Requirements.
Only the lines from the start of the material through the line containing "ax.bar(x, maritime, bw, bottom=b4, color=c_blue, zorder=2)" are to be extracted, exactly as they appear.

+++ Data provided +++

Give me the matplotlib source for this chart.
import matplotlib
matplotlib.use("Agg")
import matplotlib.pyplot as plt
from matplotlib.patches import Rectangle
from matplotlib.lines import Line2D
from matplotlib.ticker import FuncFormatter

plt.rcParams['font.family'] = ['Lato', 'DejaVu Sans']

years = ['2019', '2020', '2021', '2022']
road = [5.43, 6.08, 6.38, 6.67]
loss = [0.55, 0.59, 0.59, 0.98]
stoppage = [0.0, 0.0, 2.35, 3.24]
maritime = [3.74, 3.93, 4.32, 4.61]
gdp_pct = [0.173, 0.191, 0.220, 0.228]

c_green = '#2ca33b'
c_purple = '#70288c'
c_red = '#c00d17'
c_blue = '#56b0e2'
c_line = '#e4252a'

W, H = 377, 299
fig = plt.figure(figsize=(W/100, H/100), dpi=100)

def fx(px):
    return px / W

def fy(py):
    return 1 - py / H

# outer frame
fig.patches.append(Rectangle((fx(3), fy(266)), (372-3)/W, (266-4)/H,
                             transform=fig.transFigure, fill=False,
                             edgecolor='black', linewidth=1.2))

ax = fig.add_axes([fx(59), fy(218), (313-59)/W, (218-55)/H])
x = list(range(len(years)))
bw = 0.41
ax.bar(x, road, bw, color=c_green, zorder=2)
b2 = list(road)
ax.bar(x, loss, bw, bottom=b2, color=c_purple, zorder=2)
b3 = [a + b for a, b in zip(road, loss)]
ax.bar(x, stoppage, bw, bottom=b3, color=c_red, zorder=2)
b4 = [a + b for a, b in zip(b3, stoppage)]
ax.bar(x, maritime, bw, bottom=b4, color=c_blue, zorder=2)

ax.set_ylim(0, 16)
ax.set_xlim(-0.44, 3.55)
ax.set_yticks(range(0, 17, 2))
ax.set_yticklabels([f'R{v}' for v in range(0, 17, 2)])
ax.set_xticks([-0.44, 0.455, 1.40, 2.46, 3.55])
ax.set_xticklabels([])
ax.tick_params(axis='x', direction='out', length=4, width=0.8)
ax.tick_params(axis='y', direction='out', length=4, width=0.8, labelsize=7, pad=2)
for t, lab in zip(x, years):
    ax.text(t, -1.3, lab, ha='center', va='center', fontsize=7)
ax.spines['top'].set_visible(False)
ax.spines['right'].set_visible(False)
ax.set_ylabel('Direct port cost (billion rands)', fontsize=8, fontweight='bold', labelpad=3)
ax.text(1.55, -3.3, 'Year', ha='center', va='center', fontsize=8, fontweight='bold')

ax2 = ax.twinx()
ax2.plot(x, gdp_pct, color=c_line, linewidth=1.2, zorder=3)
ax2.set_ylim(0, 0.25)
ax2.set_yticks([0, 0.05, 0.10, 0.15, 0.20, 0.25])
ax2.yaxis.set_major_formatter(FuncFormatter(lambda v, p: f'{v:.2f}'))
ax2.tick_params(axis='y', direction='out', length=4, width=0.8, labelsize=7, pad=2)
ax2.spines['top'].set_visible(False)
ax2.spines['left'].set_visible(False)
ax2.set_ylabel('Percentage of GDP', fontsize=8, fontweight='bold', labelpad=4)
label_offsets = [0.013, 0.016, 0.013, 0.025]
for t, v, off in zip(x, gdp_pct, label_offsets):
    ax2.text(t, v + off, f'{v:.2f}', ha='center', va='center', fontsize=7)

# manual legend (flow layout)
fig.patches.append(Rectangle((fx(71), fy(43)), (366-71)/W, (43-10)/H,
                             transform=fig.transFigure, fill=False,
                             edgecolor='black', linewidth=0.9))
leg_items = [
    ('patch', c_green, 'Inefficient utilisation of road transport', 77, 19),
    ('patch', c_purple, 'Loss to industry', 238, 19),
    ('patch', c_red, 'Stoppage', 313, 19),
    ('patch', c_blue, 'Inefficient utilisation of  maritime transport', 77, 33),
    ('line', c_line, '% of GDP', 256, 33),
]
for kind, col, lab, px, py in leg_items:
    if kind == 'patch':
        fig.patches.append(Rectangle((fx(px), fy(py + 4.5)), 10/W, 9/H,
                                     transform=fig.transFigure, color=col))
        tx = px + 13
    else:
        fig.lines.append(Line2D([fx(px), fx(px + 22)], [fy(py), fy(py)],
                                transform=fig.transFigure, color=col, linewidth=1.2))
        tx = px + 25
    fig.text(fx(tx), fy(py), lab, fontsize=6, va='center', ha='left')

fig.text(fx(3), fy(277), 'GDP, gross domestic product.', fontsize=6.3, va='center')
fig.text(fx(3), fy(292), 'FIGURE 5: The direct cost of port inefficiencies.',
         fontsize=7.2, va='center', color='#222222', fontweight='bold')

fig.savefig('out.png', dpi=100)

+++

The reply.
Give me the matplotlib source for this chart.
import matplotlib
matplotlib.use("Agg")
import matplotlib.pyplot as plt
from matplotlib.patches import Rectangle
from matplotlib.lines import Line2D
from matplotlib.ticker import FuncFormatter

plt.rcParams['font.family'] = ['Lato', 'DejaVu Sans']

years = ['2019', '2020', '2021', '2022']
road = [5.43, 6.08, 6.38, 6.67]
loss = [0.55, 0.59, 0.59, 0.98]
stoppage = [0.0, 0.0, 2.35, 3.24]
maritime = [3.74, 3.93, 4.32, 4.61]
gdp_pct = [0.173, 0.191, 0.220, 0.228]

c_green = '#2ca33b'
c_purple = '#70288c'
c_red = '#c00d17'
c_blue = '#56b0e2'
c_line = '#e4252a'

W, H = 377, 299
fig = plt.figure(figsize=(W/100, H/100), dpi=100)

def fx(px):
    return px / W

def fy(py):
    return 1 - py / H

# outer frame
fig.patches.append(Rectangle((fx(3), fy(266)), (372-3)/W, (266-4)/H,
                             transform=fig.transFigure, fill=False,
                             edgecolor='black', linewidth=1.2))

ax = fig.add_axes([fx(59), fy(218), (313-59)/W, (218-55)/H])
x = list(range(len(years)))
bw = 0.41
ax.bar(x, road, bw, color=c_green, zorder=2)
b2 = list(road)
ax.bar(x, loss, bw, bottom=b2, color=c_purple, zorder=2)
b3 = [a + b for a, b in zip(road, loss)]
ax.bar(x, stoppage, bw, bottom=b3, color=c_red, zorder=2)
b4 = [a + b for a, b in zip(b3, stoppage)]
ax.bar(x, maritime, bw, bottom=b4, color=c_blue, zorder=2)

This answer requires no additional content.